Puerto Rico is burning

Demonstrators protest against governor Ricardo Rossello, in San Juan, Puerto Rico, July 19. Carlos Giusti/AP/Associated Press

Over the last two weeks, Puerto Rico has reached an unprecedented social crisis born by two events: the arrests of six public officials, including former cabinet members, for corruption, and the publication of a scandalous 900-page chat, laden with profanity and hatred, written by governor Ricardo Rosselló and his staff. The two events have sparked massive daily protests calling for his resignation. The indignation seen in videos and images on social media are unprecedented and deserve an explanation.

Puerto Ricans have lived under extreme duress for the past decade, but this became evident to the rest of the world only after Hurricanes Irma and Maria ravaged the island. A 13-year economic depression, bankruptcy at the hands of a corrupt political class, and the imposition in 2016 by Congress of a seven-member fiscal management board with full immunity, made life miserable for Puerto Ricans. Migration to the mainland is at an all-time high, while federal funds for reconstruction are being withheld for fear of mismanagement. Inequality, discrimination, and disaster capitalism have slowly destroyed hope. It is in this context that the leaked chat conversations should be seen.


Some wonder why the protests didn’t happen before, and the answer is simple. More than 120 years of American colonialism instilled fear in the hearts of the population. Puerto Rico, as an unincorporated territory, “belonged to but was not part of the United States,” the US Supreme Court said in 1901. It was to be considered “foreign in a domestic sense.” These words carried a powerful message. Ironically, Puerto Ricans were granted US citizenship in 1917 but denied voting rights and congressional representation. Since 1920, any goods coming in must be transported using vessels built, owned, and manned by US merchant companies, making everything 25 percent more expensive.

Exploitation and wealth extraction for military and economic purposes have been happening since the US invasion of 1898 and continue today, as Puerto Rico’s recent public bankruptcy revealed.

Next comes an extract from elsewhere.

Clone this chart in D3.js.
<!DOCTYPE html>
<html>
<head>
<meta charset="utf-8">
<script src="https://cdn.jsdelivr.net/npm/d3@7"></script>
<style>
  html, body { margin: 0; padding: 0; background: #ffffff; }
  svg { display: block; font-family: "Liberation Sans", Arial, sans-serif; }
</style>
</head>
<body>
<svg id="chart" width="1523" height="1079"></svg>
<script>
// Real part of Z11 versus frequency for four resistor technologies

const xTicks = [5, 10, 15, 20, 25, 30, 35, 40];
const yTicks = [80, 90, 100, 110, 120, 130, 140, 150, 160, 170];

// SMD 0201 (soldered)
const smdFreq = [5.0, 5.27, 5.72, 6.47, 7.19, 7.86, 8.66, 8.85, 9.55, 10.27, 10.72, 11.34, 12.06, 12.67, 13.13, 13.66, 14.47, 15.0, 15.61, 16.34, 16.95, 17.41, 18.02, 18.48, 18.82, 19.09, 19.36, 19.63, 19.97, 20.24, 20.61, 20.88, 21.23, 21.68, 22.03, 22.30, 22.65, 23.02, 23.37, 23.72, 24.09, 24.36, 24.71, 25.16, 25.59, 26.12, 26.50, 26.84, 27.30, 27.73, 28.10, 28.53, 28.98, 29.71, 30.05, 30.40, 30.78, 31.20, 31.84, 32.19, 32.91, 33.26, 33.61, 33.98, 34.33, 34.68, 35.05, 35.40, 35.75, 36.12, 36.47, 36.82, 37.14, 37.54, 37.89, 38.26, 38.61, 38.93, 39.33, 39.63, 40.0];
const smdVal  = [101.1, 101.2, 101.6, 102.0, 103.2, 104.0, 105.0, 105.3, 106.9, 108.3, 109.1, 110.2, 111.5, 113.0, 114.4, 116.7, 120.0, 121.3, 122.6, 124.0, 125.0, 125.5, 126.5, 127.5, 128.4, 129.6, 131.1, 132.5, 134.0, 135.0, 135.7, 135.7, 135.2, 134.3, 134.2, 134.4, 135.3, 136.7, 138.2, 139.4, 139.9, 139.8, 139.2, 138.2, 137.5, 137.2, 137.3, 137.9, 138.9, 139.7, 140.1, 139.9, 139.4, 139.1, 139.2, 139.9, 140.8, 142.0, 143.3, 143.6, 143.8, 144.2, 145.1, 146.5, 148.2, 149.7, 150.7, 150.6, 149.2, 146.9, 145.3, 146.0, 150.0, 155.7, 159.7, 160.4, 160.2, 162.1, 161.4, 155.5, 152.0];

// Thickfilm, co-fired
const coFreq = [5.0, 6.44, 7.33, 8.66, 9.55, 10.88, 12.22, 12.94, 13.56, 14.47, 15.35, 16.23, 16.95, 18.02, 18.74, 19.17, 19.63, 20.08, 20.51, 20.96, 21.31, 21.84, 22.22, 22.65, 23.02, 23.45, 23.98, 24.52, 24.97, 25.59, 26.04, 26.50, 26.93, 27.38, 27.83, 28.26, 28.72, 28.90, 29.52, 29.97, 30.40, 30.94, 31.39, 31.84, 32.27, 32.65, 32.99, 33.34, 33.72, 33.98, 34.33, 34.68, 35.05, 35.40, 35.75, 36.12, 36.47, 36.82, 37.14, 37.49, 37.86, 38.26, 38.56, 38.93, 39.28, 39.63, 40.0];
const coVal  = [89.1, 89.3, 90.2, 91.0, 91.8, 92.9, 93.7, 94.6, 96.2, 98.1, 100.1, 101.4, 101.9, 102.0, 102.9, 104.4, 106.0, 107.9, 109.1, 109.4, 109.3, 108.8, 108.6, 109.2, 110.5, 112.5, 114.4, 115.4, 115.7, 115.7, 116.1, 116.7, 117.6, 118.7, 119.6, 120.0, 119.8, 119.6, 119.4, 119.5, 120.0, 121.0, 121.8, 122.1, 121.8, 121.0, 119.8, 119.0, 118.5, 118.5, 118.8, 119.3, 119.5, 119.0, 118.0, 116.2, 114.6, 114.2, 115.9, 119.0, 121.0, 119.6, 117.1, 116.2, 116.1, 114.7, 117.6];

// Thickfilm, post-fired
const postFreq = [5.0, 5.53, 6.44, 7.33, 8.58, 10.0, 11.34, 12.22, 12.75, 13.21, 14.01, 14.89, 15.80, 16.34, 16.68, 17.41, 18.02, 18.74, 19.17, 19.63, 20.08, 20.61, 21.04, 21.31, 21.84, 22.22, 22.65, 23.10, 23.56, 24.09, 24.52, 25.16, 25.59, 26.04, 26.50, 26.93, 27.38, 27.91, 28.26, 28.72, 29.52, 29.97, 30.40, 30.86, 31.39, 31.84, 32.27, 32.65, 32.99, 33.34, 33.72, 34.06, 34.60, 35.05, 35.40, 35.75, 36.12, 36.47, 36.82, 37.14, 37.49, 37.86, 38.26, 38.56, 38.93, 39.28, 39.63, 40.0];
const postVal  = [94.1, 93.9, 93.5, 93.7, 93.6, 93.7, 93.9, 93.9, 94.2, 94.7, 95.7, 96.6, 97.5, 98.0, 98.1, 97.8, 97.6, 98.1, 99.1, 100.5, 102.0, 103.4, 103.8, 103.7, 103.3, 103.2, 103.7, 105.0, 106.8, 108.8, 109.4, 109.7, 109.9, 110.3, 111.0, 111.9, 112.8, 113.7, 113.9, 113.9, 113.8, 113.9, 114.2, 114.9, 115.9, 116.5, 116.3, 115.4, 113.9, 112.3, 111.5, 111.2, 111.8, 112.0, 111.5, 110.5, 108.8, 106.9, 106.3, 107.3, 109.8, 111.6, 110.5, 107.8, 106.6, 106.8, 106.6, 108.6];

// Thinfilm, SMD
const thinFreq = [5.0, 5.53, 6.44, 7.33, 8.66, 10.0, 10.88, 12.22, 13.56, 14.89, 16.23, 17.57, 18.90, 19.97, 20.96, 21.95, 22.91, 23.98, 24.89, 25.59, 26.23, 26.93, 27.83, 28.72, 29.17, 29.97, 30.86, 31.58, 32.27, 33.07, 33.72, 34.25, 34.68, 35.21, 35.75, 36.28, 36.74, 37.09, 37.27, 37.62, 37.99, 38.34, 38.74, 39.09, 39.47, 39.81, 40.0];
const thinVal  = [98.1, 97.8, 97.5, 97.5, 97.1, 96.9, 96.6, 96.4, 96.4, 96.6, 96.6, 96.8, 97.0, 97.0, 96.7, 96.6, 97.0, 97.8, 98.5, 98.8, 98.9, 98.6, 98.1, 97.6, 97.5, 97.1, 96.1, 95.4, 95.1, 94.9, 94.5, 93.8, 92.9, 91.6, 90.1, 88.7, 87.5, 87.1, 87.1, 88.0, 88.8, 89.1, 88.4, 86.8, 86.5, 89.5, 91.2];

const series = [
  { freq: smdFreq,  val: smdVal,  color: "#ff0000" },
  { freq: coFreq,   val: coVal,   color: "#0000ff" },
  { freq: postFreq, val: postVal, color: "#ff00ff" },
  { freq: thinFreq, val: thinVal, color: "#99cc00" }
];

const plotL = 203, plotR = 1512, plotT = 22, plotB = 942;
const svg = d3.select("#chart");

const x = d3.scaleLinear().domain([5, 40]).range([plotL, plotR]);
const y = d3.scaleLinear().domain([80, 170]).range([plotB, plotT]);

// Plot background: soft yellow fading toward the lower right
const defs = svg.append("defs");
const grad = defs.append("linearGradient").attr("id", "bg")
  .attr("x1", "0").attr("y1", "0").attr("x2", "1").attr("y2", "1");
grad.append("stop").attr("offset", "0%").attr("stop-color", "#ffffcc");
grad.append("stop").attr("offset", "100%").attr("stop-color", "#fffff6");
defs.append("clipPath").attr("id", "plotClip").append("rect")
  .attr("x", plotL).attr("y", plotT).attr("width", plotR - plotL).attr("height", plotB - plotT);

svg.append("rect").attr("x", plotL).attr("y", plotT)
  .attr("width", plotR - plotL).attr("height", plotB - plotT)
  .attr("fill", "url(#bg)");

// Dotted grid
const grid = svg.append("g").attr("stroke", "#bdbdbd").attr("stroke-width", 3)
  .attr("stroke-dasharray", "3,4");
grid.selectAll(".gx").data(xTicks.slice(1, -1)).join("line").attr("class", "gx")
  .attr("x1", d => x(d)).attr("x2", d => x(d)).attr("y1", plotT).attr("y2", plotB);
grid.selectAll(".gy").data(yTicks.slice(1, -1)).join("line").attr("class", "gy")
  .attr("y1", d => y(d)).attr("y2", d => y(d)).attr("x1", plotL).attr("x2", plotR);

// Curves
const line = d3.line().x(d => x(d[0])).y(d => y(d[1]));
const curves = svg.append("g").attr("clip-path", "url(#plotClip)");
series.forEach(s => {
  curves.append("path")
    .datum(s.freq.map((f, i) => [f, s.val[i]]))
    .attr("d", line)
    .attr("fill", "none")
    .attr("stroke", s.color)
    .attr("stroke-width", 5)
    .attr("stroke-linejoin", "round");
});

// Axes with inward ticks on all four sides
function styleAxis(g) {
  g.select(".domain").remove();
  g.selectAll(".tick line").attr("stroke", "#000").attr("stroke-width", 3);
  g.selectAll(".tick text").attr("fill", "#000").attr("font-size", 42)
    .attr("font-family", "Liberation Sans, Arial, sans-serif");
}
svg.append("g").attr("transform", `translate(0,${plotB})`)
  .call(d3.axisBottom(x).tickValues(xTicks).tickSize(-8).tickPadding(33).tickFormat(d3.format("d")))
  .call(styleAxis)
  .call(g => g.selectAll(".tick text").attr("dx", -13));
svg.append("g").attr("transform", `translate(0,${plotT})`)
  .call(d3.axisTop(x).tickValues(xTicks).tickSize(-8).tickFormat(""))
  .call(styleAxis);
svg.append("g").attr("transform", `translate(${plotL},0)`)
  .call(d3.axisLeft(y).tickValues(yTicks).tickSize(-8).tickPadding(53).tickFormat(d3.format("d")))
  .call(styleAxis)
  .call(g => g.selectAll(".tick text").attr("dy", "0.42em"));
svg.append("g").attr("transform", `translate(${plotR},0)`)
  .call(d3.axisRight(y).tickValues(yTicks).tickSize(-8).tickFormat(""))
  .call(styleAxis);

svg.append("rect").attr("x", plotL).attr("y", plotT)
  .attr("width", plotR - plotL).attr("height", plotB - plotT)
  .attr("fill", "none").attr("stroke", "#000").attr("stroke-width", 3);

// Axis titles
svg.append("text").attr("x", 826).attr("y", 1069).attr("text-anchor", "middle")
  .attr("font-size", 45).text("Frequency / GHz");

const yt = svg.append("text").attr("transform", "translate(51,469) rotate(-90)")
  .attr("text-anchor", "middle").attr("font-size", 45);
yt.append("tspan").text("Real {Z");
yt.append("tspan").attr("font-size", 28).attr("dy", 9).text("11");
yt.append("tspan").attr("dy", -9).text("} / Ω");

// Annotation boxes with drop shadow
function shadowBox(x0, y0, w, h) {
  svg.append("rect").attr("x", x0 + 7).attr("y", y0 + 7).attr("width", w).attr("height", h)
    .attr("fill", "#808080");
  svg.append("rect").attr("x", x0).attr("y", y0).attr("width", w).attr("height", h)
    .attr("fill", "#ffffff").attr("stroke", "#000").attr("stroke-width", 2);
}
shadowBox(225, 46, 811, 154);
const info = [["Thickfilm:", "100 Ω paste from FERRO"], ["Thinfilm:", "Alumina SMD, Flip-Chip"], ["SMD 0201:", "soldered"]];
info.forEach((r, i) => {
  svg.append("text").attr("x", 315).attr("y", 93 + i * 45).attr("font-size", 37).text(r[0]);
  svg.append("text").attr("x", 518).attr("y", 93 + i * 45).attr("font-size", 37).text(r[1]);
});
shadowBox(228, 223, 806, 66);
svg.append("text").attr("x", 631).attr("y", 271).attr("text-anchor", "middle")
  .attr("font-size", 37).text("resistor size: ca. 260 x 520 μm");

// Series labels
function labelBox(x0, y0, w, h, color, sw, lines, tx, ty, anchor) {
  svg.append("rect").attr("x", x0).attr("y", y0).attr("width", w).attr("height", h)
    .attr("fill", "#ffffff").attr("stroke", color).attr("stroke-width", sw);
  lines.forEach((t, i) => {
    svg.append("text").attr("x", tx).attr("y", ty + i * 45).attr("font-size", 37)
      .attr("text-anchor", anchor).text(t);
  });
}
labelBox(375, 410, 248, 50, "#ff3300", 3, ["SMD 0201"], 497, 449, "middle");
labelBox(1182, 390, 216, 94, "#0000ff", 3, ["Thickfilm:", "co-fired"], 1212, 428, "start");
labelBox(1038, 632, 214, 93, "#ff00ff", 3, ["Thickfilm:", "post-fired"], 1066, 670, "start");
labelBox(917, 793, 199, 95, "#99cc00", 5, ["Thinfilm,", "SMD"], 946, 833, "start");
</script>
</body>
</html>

Wall Street profited at every turn, at the expense of Puerto Ricans. Wall Street had no qualms about lending and lending more, knowing there was major profit to be had. Excessive government borrowing to pay ordinary expenses started in the 1970s and reached a breaking point in 2014, when $3.5 billion in debt was issued, the largest such offering in US history. But almost $1 billion was used to pay back loans, cover fees, and eliminate risks, as Wall Street banks leveraged the transactions to cover their backs and get out of their positions unscathed. It was predatory lending at its best, thanks to local politicians serving as enablers — until an exposed chat turned them into the target of their fellow citizens’ wrath.


Taken together, these events inflicted a severe collective trauma, and the leaked chat triggered a spontaneous reaction to suffering that had long been internalized and repressed. “Nos están matando” (“They are killing us”) was a common cry after Hurricane Maria, as the government refused to acknowledge the number of deaths and FEMA fumbled in distributing aid. But the comments in the infamous chat revealed that the government’s stance was willful and deliberate. Then there was an explosion of emotion with a hashtag addressed to the governor, #RickyRenuncia (“Resign, Ricky”), and people took to the streets. Fear vanished, and one collective voice proclaimed: “We are not afraid.”

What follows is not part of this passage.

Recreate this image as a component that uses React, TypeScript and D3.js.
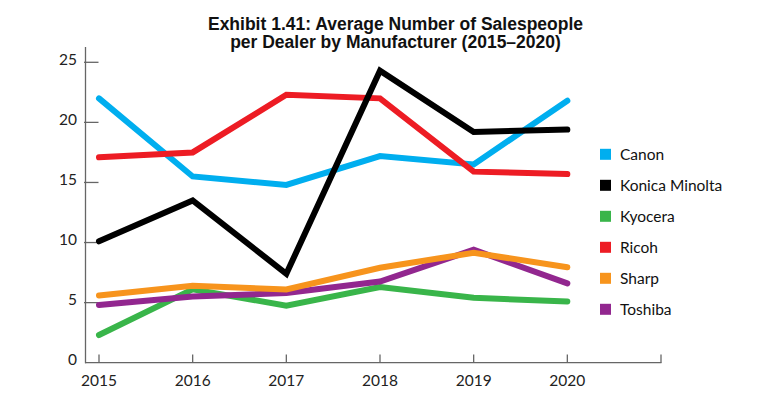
import React, { useEffect, useRef } from "react";
import * as d3 from "d3";

const years = [2015, 2016, 2017, 2018, 2019, 2020];
const yTicks = [0, 5, 10, 15, 20, 25];

const canon = [22.0, 15.5, 14.8, 17.2, 16.5, 21.8];
const konica = [10.1, 13.5, 7.4, 24.3, 19.2, 19.4];
const kyocera = [2.3, 6.1, 4.75, 6.3, 5.4, 5.1];
const ricoh = [17.1, 17.5, 22.3, 22.0, 15.9, 15.7];
const sharp = [5.6, 6.4, 6.1, 7.9, 9.15, 7.95];
const toshiba = [4.8, 5.5, 5.8, 6.75, 9.4, 6.6];

const seriesNames = ["Canon", "Konica Minolta", "Kyocera", "Ricoh", "Sharp", "Toshiba"];
const seriesValues = [canon, konica, kyocera, ricoh, sharp, toshiba];
const colors = ["#00aeef", "#000000", "#39b54a", "#ed1c24", "#f7941d", "#92278f"];
// draw order so the lines overlap like the original
const drawOrder = [2, 5, 4, 0, 3, 1];

export default function App() {
  const ref = useRef<SVGSVGElement>(null);

  useEffect(() => {
    const svg = d3.select(ref.current);
    svg.selectAll("*").remove();

    const x = d3.scaleLinear().domain([2015, 2021]).range([99, 661]);
    const y = d3.scaleLinear().domain([0, 25]).range([362.7, 62.3]);
    const axisColor = "#666";
    const font = "Lato, 'Open Sans', sans-serif";

    // title
    const title = svg.append("text")
      .attr("text-anchor", "middle")
      .attr("font-family", "'Liberation Sans', Arial, sans-serif")
      .attr("font-weight", "bold")
      .attr("font-size", 17.5)
      .attr("fill", "#111");
    title.append("tspan").attr("x", 395.5).attr("y", 29.5).text("Exhibit 1.41: Average Number of Salespeople");
    title.append("tspan").attr("x", 395.5).attr("y", 47.5).text("per Dealer by Manufacturer (2015\u20132020)");

    // axes
    svg.append("line").attr("x1", 85.5).attr("x2", 85.5).attr("y1", 47).attr("y2", 363.2)
      .attr("stroke", axisColor).attr("stroke-width", 1.3);
    svg.append("line").attr("x1", 85).attr("x2", 661.5).attr("y1", 362.7).attr("y2", 362.7)
      .attr("stroke", axisColor).attr("stroke-width", 1.3);

    svg.selectAll(".ytick").data(yTicks.filter(d => d > 0)).enter().append("line")
      .attr("x1", 84).attr("x2", 98.5)
      .attr("y1", d => y(d)).attr("y2", d => y(d))
      .attr("stroke", axisColor).attr("stroke-width", 1.3);

    svg.selectAll(".ylab").data(yTicks).enter().append("text")
      .attr("x", 77).attr("y", d => y(d) + 2.5)
      .attr("text-anchor", "end")
      .attr("font-family", font).attr("font-size", 15.5).attr("fill", "#222")
      .text(d => d);

    const xTickVals = [...years, 2021];
    svg.selectAll(".xtick").data(xTickVals).enter().append("line")
      .attr("x1", d => x(d)).attr("x2", d => x(d))
      .attr("y1", 354.5).attr("y2", 362.7)
      .attr("stroke", axisColor).attr("stroke-width", 1.3);

    svg.selectAll(".xlab").data(years).enter().append("text")
      .attr("x", d => x(d)).attr("y", 385.5)
      .attr("text-anchor", "middle")
      .attr("font-family", font).attr("font-size", 15.5).attr("fill", "#222")
      .text(d => d);

    // lines
    const line = d3.line<number>()
      .x((_, i) => x(years[i]))
      .y(d => y(d));

    drawOrder.forEach(i => {
      svg.append("path")
        .attr("d", line(seriesValues[i]))
        .attr("fill", "none")
        .attr("stroke", colors[i])
        .attr("stroke-width", 6)
        .attr("stroke-linecap", "round")
        .attr("stroke-linejoin", "miter");
    });

    // legend
    const legend = svg.selectAll(".leg").data(seriesNames).enter().append("g")
      .attr("transform", (_, i) => `translate(600, ${154.3 + i * 31})`);
    legend.append("rect")
      .attr("x", 0).attr("y", -5.5).attr("width", 11).attr("height", 11)
      .attr("fill", (_, i) => colors[i]);
    legend.append("text")
      .attr("x", 20).attr("y", 5.5)
      .attr("font-family", font).attr("font-size", 15.5).attr("fill", "#111")
      .text(d => d);
  }, []);

  return (
    <svg ref={ref} width={780} height={396}
      style={{ position: "absolute", left: 0, top: 0, background: "#fff" }} />
  );
}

The protests will not end until Rosselló resigns. More chat revelations are expected, and additional FBI arrests for corruption are possible in the coming weeks, making things more uncertain.

Rosselló seems to be buying time to secure a future for himself outside of politics, according to reports.

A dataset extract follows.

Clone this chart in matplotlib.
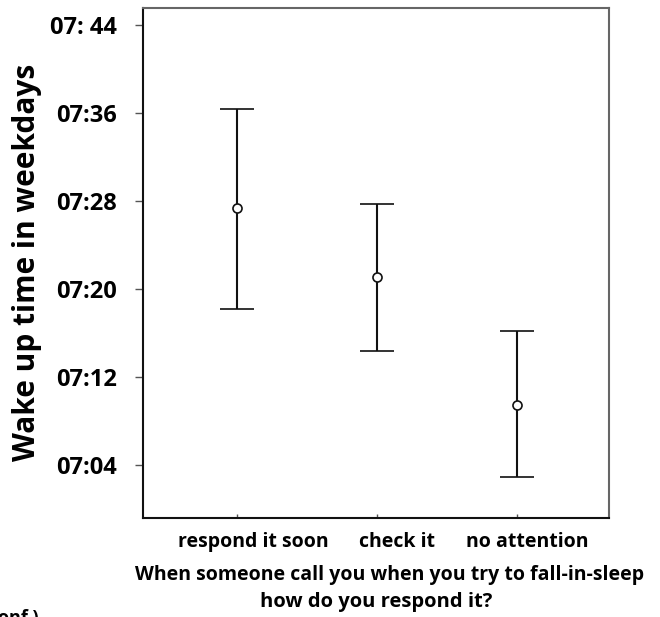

This scandal is but a symptom of an underlying, more complex problem: impunity for a corrupt political class, enabled by voters. To transcend this moment of public anger, Puerto Rico must commit to uprooting any tolerance for privilege and special treatment for politicians. There is a long journey ahead but, as the continued calls for transparency and accountability grow, the healing process has clearly begun.

Pedro Reina-Pérez is a professor at the University of Puerto Rico and a visiting scholar at Harvard University.